Task objective. Extract every line from the records below that contains the word "this".

Excerpted data.
+ + +
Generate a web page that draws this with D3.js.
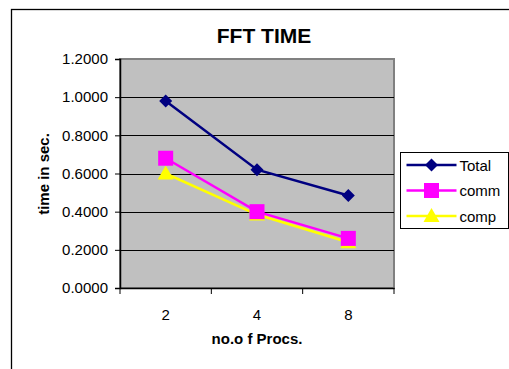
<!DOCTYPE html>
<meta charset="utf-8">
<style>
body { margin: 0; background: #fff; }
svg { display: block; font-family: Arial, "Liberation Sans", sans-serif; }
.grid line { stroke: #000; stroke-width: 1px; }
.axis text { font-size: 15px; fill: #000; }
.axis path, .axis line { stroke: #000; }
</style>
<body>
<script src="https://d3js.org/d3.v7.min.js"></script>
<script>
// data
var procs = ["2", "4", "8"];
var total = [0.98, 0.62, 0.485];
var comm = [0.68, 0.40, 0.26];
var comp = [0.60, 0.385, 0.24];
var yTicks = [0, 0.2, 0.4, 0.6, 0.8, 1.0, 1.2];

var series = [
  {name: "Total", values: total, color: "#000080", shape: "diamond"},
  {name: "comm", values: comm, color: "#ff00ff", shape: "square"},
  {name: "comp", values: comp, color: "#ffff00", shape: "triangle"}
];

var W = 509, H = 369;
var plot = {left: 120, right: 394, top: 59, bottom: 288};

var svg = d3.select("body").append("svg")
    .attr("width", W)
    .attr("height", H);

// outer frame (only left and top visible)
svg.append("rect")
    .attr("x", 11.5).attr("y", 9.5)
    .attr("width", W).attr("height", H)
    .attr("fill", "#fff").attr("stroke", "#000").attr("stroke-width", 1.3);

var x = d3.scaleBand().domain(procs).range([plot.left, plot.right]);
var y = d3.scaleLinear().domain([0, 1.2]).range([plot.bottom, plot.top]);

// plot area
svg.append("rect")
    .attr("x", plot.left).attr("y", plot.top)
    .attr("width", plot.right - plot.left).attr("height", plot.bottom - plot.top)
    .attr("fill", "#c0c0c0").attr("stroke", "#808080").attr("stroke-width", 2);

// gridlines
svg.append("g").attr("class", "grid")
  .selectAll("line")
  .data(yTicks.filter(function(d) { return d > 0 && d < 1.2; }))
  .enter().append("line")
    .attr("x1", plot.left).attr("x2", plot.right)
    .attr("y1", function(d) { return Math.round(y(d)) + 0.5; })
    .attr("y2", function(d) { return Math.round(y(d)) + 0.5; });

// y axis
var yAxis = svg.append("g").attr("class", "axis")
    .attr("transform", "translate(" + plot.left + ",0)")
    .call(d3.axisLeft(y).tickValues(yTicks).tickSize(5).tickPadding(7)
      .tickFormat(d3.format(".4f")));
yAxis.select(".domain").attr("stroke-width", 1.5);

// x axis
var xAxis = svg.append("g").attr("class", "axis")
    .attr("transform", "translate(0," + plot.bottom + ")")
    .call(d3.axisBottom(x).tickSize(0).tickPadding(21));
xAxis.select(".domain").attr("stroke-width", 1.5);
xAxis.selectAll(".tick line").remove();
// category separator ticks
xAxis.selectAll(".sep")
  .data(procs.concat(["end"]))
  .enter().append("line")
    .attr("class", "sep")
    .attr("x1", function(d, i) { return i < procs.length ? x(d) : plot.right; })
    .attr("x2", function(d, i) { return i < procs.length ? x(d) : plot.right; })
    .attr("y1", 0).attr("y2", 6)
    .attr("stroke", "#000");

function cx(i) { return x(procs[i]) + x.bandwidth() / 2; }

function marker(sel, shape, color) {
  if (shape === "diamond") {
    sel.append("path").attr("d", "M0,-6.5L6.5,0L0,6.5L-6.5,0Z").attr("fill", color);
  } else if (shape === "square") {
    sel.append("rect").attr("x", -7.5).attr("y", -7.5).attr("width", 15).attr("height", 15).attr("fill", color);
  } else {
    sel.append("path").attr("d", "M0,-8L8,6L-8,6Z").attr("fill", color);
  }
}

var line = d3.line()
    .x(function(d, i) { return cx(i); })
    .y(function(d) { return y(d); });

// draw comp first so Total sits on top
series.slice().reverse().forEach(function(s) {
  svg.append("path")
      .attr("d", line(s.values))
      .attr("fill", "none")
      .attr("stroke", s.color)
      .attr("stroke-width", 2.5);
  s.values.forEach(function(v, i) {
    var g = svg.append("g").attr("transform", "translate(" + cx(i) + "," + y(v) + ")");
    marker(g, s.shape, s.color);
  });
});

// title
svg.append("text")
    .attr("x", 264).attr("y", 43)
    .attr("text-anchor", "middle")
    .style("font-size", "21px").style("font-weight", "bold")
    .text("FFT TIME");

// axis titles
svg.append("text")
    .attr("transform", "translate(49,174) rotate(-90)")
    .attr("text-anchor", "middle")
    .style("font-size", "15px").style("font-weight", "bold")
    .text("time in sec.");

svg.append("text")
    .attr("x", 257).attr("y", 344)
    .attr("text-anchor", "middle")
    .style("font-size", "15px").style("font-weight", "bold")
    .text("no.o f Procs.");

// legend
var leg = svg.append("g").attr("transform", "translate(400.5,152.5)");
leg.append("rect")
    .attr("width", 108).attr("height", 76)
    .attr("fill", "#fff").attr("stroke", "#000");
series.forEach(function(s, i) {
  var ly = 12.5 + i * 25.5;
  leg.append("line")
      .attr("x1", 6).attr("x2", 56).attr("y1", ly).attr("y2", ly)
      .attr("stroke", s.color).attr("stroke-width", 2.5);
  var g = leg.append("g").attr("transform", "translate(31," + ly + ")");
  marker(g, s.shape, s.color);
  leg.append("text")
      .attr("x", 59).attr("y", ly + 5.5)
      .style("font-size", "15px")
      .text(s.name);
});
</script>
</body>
+ + +
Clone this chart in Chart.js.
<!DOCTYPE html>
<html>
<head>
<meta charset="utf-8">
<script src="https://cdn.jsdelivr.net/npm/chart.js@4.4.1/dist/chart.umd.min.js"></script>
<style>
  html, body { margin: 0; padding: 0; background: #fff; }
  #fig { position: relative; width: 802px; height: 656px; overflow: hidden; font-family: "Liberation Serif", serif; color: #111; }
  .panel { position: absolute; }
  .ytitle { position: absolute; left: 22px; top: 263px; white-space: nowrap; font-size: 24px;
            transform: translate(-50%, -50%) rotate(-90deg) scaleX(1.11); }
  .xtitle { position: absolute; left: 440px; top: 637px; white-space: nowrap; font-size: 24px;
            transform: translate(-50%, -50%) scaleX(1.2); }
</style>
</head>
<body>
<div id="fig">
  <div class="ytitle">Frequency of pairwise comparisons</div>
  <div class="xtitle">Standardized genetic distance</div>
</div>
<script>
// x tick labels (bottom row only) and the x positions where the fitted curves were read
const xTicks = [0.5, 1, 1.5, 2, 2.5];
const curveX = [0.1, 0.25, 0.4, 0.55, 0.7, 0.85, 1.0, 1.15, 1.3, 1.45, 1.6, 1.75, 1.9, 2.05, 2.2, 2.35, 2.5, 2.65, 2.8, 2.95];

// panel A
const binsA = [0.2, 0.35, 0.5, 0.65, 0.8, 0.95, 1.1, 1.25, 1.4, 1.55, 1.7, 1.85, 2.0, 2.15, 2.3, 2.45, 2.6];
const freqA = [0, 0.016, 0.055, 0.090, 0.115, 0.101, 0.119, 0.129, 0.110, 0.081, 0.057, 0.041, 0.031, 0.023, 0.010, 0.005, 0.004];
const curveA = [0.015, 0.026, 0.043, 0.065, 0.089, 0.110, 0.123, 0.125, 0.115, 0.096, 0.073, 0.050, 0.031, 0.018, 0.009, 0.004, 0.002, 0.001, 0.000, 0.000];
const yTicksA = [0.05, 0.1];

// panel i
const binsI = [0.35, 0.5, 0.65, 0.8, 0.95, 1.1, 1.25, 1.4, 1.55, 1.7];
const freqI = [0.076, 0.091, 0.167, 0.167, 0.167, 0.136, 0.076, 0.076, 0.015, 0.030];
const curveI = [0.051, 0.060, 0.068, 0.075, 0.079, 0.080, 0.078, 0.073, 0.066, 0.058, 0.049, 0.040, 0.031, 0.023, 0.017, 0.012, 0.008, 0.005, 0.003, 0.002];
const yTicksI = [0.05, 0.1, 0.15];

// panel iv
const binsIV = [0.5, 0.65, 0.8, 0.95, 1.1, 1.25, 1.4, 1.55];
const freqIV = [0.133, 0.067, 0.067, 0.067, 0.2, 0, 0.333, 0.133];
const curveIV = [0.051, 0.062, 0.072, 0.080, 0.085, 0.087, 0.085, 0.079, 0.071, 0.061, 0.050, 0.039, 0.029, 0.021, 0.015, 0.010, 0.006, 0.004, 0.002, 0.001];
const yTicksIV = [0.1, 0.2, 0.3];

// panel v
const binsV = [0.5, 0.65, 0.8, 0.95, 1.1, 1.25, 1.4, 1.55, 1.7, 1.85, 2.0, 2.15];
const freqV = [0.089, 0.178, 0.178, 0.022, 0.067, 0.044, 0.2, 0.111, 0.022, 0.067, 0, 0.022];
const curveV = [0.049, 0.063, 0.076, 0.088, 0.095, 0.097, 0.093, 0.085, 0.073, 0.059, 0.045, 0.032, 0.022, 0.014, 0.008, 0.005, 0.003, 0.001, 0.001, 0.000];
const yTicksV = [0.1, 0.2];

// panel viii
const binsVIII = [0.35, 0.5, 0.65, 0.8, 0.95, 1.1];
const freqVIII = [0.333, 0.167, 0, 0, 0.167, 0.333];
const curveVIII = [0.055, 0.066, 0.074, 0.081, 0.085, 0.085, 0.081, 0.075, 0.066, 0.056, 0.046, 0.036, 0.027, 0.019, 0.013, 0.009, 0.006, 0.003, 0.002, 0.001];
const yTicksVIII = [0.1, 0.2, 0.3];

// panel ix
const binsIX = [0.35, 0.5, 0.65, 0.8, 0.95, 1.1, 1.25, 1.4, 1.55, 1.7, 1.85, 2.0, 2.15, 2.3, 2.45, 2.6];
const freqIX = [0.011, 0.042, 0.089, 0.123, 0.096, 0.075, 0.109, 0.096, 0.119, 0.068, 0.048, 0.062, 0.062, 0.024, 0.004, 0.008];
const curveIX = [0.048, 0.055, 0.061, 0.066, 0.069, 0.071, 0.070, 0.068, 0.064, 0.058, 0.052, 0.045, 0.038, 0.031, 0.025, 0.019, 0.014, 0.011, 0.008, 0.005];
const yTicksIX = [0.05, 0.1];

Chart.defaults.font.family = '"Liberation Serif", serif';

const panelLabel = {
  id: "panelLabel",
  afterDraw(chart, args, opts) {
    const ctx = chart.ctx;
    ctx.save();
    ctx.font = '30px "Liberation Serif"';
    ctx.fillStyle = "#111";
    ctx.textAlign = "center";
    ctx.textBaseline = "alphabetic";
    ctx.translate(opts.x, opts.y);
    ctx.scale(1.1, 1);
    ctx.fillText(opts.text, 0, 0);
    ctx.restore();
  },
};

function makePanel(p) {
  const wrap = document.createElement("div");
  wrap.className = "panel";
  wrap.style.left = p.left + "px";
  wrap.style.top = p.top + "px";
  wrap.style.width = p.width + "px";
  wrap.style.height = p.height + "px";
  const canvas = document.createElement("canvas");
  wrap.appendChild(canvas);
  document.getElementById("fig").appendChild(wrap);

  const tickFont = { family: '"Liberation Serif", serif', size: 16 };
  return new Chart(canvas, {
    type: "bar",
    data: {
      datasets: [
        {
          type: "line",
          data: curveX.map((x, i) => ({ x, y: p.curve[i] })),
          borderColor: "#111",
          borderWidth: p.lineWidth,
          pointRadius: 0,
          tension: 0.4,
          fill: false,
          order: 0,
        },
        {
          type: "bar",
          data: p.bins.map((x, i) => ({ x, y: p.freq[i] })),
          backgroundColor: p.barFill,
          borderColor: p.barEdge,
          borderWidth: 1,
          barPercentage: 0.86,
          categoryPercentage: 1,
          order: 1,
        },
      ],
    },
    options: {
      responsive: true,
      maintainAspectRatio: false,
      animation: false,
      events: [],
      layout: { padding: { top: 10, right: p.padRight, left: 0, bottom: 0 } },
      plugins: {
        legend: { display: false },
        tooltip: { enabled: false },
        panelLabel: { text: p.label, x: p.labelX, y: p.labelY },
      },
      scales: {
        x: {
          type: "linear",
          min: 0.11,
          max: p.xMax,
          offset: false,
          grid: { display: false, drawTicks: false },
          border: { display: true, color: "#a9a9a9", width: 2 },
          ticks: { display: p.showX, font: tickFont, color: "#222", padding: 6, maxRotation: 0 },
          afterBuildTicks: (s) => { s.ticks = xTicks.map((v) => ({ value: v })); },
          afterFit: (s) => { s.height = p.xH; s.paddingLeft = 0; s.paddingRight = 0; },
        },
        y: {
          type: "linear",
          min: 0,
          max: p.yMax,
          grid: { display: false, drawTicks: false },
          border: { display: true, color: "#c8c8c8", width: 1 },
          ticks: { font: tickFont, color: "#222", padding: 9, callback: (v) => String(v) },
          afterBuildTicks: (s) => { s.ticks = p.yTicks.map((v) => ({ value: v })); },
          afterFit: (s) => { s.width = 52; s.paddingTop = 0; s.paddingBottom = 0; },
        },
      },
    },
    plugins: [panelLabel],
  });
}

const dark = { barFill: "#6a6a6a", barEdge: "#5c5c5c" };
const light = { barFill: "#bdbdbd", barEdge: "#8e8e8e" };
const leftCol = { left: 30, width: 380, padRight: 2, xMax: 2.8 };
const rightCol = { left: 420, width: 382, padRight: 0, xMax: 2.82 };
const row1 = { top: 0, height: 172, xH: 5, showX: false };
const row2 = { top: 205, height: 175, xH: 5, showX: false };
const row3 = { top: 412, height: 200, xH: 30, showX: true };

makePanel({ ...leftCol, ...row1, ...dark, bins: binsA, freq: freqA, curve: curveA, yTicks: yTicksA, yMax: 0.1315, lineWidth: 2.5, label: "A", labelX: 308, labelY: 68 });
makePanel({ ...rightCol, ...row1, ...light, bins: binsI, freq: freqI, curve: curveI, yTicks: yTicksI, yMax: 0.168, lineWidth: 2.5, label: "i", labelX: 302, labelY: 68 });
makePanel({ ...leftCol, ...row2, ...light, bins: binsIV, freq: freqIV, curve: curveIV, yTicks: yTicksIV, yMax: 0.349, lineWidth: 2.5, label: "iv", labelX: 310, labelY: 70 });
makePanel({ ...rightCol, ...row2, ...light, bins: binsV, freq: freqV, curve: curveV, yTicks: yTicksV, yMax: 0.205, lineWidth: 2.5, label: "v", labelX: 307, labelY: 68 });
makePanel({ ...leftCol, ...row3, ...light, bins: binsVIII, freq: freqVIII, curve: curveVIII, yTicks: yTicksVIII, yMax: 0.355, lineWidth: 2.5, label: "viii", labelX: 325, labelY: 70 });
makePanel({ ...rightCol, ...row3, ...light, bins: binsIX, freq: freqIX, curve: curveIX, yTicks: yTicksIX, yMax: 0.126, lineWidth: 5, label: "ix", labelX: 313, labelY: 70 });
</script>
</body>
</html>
+ + +
Finished exercise.
Generate a web page that draws this with D3.js.
Clone this chart in Chart.js.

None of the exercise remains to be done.